“The Character of Place” and “A Cultural Revolution on the Right”   /   Fall 2025   /    Book Reviews

Searching for Solidarity

Caritas and beyond

Charles Mathewes

St. Benedict and Nursia and St. Scholastica, Umbrian School; imageBROKER.com/Alamy.

Our world is both transfixed and vexed by borders. All of us are supposed to be something—everyone is supposed to have a political identity, and cultural or racial or religious or ethnic identities as well. Our adjectives are typically taken to give us a determinate self in the world. The worst fate in our world is to be a stateless refugee, or a prefix-less human. Click on the box and scroll through the modifiers: Everybody is supposed to be some particular kind of person. These identities bind us, they are ways for us to organize our worlds, tell ourselves apart from one another, and guarantee our freedom from one another.

But we are also all supposed to be united in a global humanity where these differences don’t ultimately matter. If difference is the underlying metaphysics of “liberty,” an insistence on sameness underpins and explains the logic of “equality,” which often pushes us toward a dogmatic affirmation of our fundamental community. Certainly, everyone is different and must be respected as such; but everyone is also supposed to recognize those differences are—what? Not fully differences? Overridden by a common human nature? So, borders, boundaries, absolutely trouble us as well.

Here is a paradox. To survive and flourish, every society needs to cultivate solidarity among its members; on this the right and left agree. But once we affirm the freedom of each to be irreducibly individual and also affirm the equality of all to be the same, how ought we balance these two to permit solidarity?

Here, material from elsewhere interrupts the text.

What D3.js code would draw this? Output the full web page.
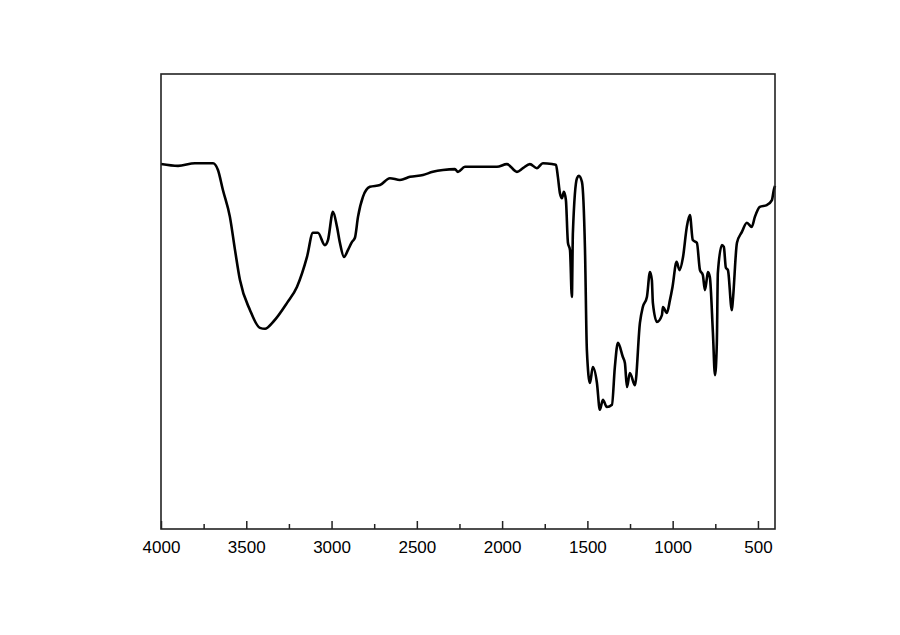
<!DOCTYPE html>
<html><head><meta charset="utf-8">
<script src="https://cdn.jsdelivr.net/npm/d3@7"></script>
<style>body{margin:0;background:#fff}svg{display:block}</style>
</head><body>
<script>
const wavenumbers = [4000,3900,3801,3695,3666,3637,3596,3566,3537,3478,3420,3390,3343,3261,3203,3144,3109,3080,3039,3021,2992,2968,2951,2927,2904,2880,2863,2845,2816,2775,2716,2658,2599,2540,2464,2406,2347,2277,2259,2218,2130,2030,1972,1913,1878,1837,1796,1761,1708,1684,1673,1661,1649,1638,1626,1614,1602,1591,1585,1561,1550,1532,1514,1503,1485,1468,1444,1427,1409,1386,1356,1339,1321,1292,1280,1268,1251,1221,1192,1175,1151,1133,1122,1116,1092,1063,1057,1034,1016,1001,977,960,940,917,899,882,858,840,823,811,799,793,782,764,752,741,735,711,700,688,676,653,647,623,594,565,536,518,489,448,418,407,400];
const transmittance = [80.2,79.8,80.4,80.4,78.9,74.5,68.6,61.3,54.7,48.1,44.2,44.0,45.5,49.7,53.2,59.8,65.1,65.1,62.4,63.5,69.7,66.4,62.9,59.8,61.3,63.1,64.0,68.6,73.0,75.2,75.6,77.1,76.7,77.4,77.8,78.5,78.9,79.1,78.5,79.6,79.6,79.6,80.2,78.5,79.3,80.2,79.3,80.4,80.2,80.0,77.4,73.8,72.7,74.1,72.3,62.9,61.3,51.0,65.1,77.1,77.6,76.3,61.3,39.3,32.1,35.6,32.1,26.2,28.4,26.8,27.3,35.6,40.9,37.8,36.5,31.2,34.3,31.6,45.3,48.8,51.0,56.5,54.7,49.7,45.5,47.0,48.8,47.5,50.3,53.2,58.7,56.9,59.6,66.4,69.0,63.5,62.9,56.9,55.8,52.5,55.2,56.5,55.4,43.1,33.8,40.9,56.3,62.4,62.0,57.4,56.9,48.1,50.3,62.9,65.3,67.3,66.4,68.6,70.8,71.2,72.3,74.5,75.4];
const majorTicks = [4000,3500,3000,2500,2000,1500,1000,500];
const minorTicks = [3750,3250,2750,2250,1750,1250,750];

const W = 900, H = 635;
const pL = 161, pR = 775, pT = 74, pB = 529;
const svg = d3.select("body").append("svg").attr("width", W).attr("height", H);
const x = d3.scaleLinear().domain([4000, 400]).range([pL, pR]);
const y = d3.scaleLinear().domain([0, 100]).range([pB, pT]);

const data = wavenumbers.map((w, i) => ({w, t: transmittance[i]}));
svg.append("path").datum(data)
  .attr("fill", "none").attr("stroke", "#000").attr("stroke-width", 2.6)
  .attr("stroke-linejoin", "round")
  .attr("d", d3.line().x(d => x(d.w)).y(d => y(d.t)).curve(d3.curveMonotoneX));

svg.append("rect").attr("x", pL).attr("y", pT).attr("width", pR - pL).attr("height", pB - pT)
  .attr("fill", "none").attr("stroke", "#222").attr("stroke-width", 1.6);

const axis = svg.append("g").attr("transform", `translate(0,${pB})`)
  .call(d3.axisBottom(x).tickValues(majorTicks).tickSize(-8).tickPadding(12).tickFormat(d3.format("d")));
axis.select(".domain").remove();
axis.selectAll("line").attr("stroke", "#222").attr("stroke-width", 1.5);
axis.selectAll("text").attr("font-family", "Liberation Sans, Arial, sans-serif").attr("font-size", 17).attr("fill", "#000");
const minor = svg.append("g").attr("transform", `translate(0,${pB})`)
  .call(d3.axisBottom(x).tickValues(minorTicks).tickSize(-5).tickFormat(""));
minor.select(".domain").remove();
minor.selectAll("line").attr("stroke", "#222").attr("stroke-width", 1.5);
</script>
</body></html>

A new book, Charity After Augustine, by Jonathan Teubner—theologian, contributing editor at The Hedgehog Review, and research associate at Harvard’s Human Flourishing Program—means to help us address this problem by appealing to history. He argues that one of the deepest and most powerful streams feeding into the modern mind—the one flowing to us from ancient and medieval Christendom—provides clues to help us understand “why our attempts to build solidarity or social cohesion, at least in the West, have ended in disaster just as often as they have brought about justice.” Understanding this, he thinks, can help us better cultivate solidarity alongside liberty and equality.